November 12, 1986|Associated Press

MOSCOW — Vyacheslav M. Molotov, who once was Josef Stalin's right-hand man and died in obscurity three decades after he fell from high office, was buried today at a private funeral attended by about 200 mourners.

Police guarded the cemetery to keep out uninvited guests. There was no pomp or government tributes.

A Foreign Ministry spokesman on Tuesday referred to Molotov, who died Saturday at 96, as a "pensioner" and told reporters his burial at Novodevichy Cemetery would be a private affair, organized by relatives and friends.

No high-ranking government members were at the cemetery, the second most prestigious burial place in the Soviet Union after the Kremlin Wall plot behind Lenin's Red Square mausoleum.

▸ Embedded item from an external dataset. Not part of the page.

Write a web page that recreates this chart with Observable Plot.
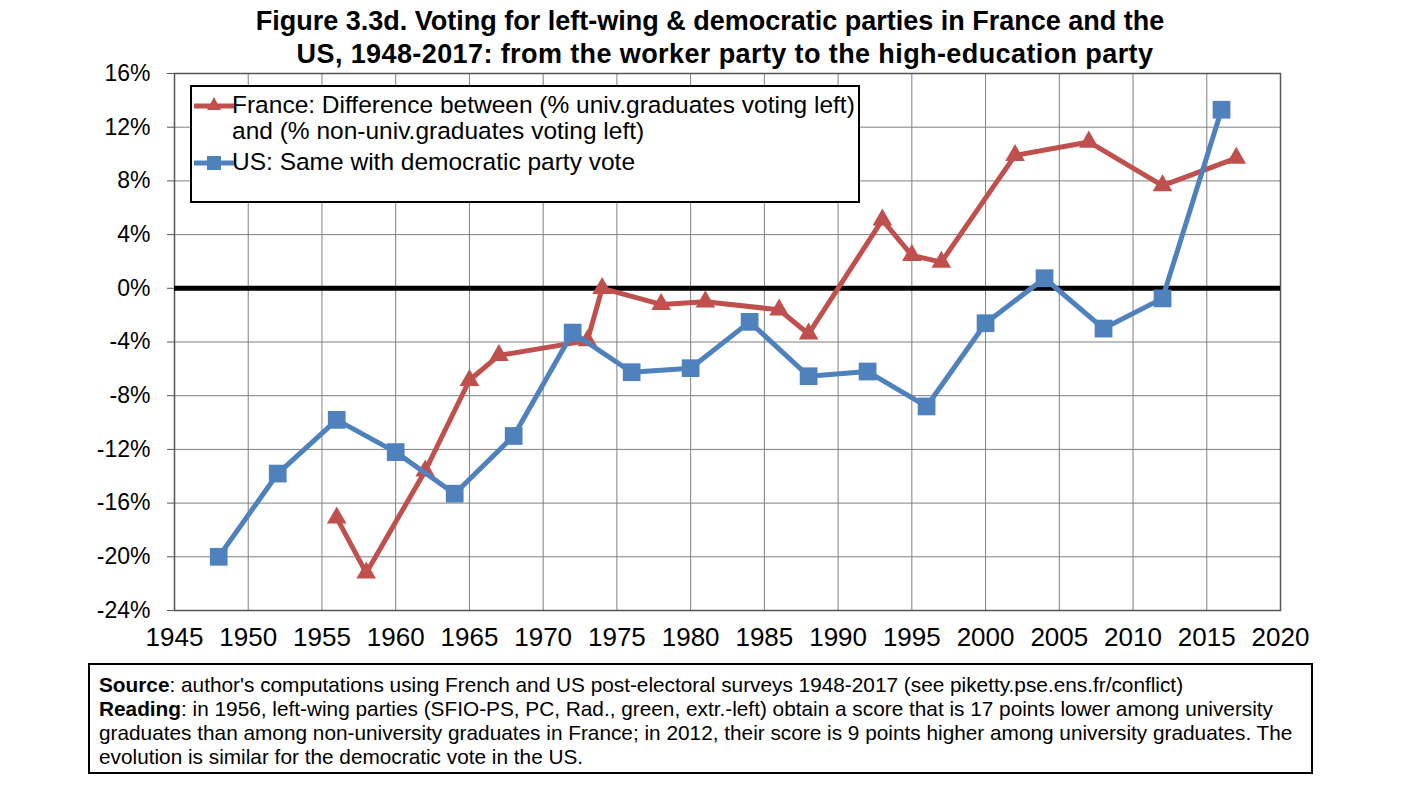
<!DOCTYPE html>
<html>
<head>
<meta charset="utf-8">
<script src="https://cdn.jsdelivr.net/npm/d3@7"></script>
<script src="https://cdn.jsdelivr.net/npm/@observablehq/plot@0.6"></script>
<style>
  body { margin: 0; background: #fff; font-family: "Liberation Sans", Arial, sans-serif; }
  #wrap { position: relative; width: 1420px; height: 811px; overflow: hidden; }
  #title { position: absolute; left: 0; top: 5px; width: 1420px; text-align: center; font-weight: bold; font-size: 27px; line-height: 33px; color: #000; }
  #title span { display: block; }
  #chart { position: absolute; left: 0; top: 0; }
  #legend { position: absolute; left: 190px; top: 85px; width: 670px; height: 118px; border: 2px solid #000; background: #fff; box-sizing: border-box; }
  .lrow { position: absolute; left: 40px; font-size: 24.5px; line-height: 26px; color: #000; white-space: nowrap; }
  .sw { position: absolute; left: 2px; }
  #caption { position: absolute; left: 88px; top: 663px; width: 1225px; height: 111px; border: 2px solid #000; box-sizing: border-box; }
  .cl { position: absolute; left: 9px; font-size: 21px; line-height: 24px; white-space: nowrap; transform-origin: left center; transform: scaleX(0.99); }
</style>
</head>
<body>
<div id="wrap">
  <div id="title"><span>Figure 3.3d. Voting for left-wing &amp; democratic parties in France and the</span><span style="padding-left:30px;letter-spacing:0.4px">US, 1948-2017: from the worker party to the high-education party</span></div>
  <div id="chart"></div>
  <div id="legend"></div>
  <div id="caption"></div>
</div>
<script>
const franceYears = [1956, 1958, 1962, 1965, 1967, 1973, 1974, 1978, 1981, 1986, 1988, 1993, 1995, 1997, 2002, 2007, 2012, 2017];
const franceValues = [-17.1, -21.2, -13.6, -6.85, -5.0, -3.9, 0.0, -1.2, -1.0, -1.6, -3.4, 5.1, 2.45, 1.95, 9.9, 10.9, 7.65, 9.7];
const usYears = [1948, 1952, 1956, 1960, 1964, 1968, 1972, 1976, 1980, 1984, 1988, 1992, 1996, 2000, 2004, 2008, 2012, 2016];
const usValues = [-20.0, -13.8, -9.8, -12.2, -15.3, -11.0, -3.3, -6.25, -5.95, -2.5, -6.55, -6.2, -8.8, -2.6, 0.75, -3.0, -0.75, 13.3];
const xTicks = [1945, 1950, 1955, 1960, 1965, 1970, 1975, 1980, 1985, 1990, 1995, 2000, 2005, 2010, 2015, 2020];
const yTicks = [-24, -20, -16, -12, -8, -4, 0, 4, 8, 12, 16];
const seriesNames = ["France: Difference between (% univ.graduates voting left)", "and (% non-univ.graduates voting left)", "US: Same with democratic party vote"];
const captionLines = [
  ["Source", ": author's computations using French and US post-electoral surveys 1948-2017 (see piketty.pse.ens.fr/conflict)"],
  ["Reading", ": in 1956, left-wing parties (SFIO-PS, PC, Rad., green, extr.-left) obtain a score that is 17 points lower among university"],
  ["", "graduates than among non-university graduates in France; in 2012, their score is 9 points higher among university graduates. The"],
  ["", "evolution is similar for the democratic vote in the US."]
];

const red = "#C0504D", blue = "#4F81BD";
const france = franceYears.map((x, i) => ({x, y: franceValues[i]}));
const us = usYears.map((x, i) => ({x, y: usValues[i]}));

const chart = Plot.plot({
  width: 1420,
  height: 660,
  marginLeft: 174,
  marginRight: 140,
  marginTop: 73,
  marginBottom: 50,
  style: {fontFamily: "Liberation Sans, Arial, sans-serif", fontSize: "24px", color: "#000", background: "transparent"},
  x: {domain: [1945, 2020], label: null},
  y: {domain: [-24, 16], label: null},
  marks: [
    Plot.gridX(xTicks, {stroke: "#7f7f7f", strokeOpacity: 1, strokeWidth: 1}),
    Plot.gridY(yTicks, {stroke: "#7f7f7f", strokeOpacity: 1, strokeWidth: 1}),
    Plot.frame({stroke: "#555", strokeWidth: 1.5}),
    Plot.axisY(yTicks, {label: null, tickSize: 7, tickPadding: 17, tickFormat: d => d + "%", fontSize: 23, stroke: "#555"}),
    Plot.axisX(xTicks, {label: null, tickSize: 0, tickPadding: 17, tickFormat: d => String(d), fontSize: 26}),
    Plot.ruleY([0], {stroke: "#000", strokeWidth: 5}),
    Plot.line(france, {x: "x", y: "y", stroke: red, strokeWidth: 5}),
    Plot.dot(france, {x: "x", y: "y", symbol: "triangle", fill: red, r: 7.3}),
    Plot.line(us, {x: "x", y: "y", stroke: blue, strokeWidth: 5}),
    Plot.dot(us, {x: "x", y: "y", symbol: "square", fill: blue, r: 10})
  ]
});
document.getElementById("chart").appendChild(chart);

// legend
const legend = document.getElementById("legend");
const rows = [
  {text: seriesNames[0], top: 5, color: red, sym: "tri"},
  {text: seriesNames[1], top: 31, color: null},
  {text: seriesNames[2], top: 62, color: blue, sym: "sq"}
];
rows.forEach(r => {
  const d = document.createElement("div");
  d.className = "lrow";
  d.style.top = r.top + "px";
  d.textContent = r.text;
  legend.appendChild(d);
  if (r.color) {
    const ns = "http://www.w3.org/2000/svg";
    const s = document.createElementNS(ns, "svg");
    s.setAttribute("width", 40); s.setAttribute("height", 26);
    s.setAttribute("class", "sw");
    s.style.top = r.top + "px";
    const l = document.createElementNS(ns, "line");
    l.setAttribute("x1", 1); l.setAttribute("x2", 39); l.setAttribute("y1", 14); l.setAttribute("y2", 14);
    l.setAttribute("stroke", r.color); l.setAttribute("stroke-width", 5); l.setAttribute("stroke-linecap", "round");
    s.appendChild(l);
    const m = document.createElementNS(ns, "path");
    m.setAttribute("d", r.sym === "tri" ? "M20,5 L27,18 L13,18 Z" : "M13,7 H27 V21 H13 Z");
    m.setAttribute("fill", r.color);
    s.appendChild(m);
    legend.appendChild(s);
  }
});

// caption
const cap = document.getElementById("caption");
captionLines.forEach((ln, i) => {
  const d = document.createElement("div");
  d.className = "cl";
  d.style.top = (8 + i * 24) + "px";
  if (ln[0]) { const b = document.createElement("b"); b.textContent = ln[0]; d.appendChild(b); }
  d.appendChild(document.createTextNode(ln[1]));
  cap.appendChild(d);
});
</script>
</body>
</html>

Molotov was buried in the same plot as his wife, Polina Zhemchuzhnaya Molotov, who died in 1970, and a few yards from the grave of Nadezhda Alliluyeva, Stalin's wife.

A Soviet man stood outside the cemetery, clutching a bunch of purple and white flowers and trying in vain to persuade police to let him in.

The man, who appeared to be in his 60s and wore a World War II veterans' medal on his lapel, told reporters, "I think (Molotov) was a great activist, although maybe there were a few mistakes."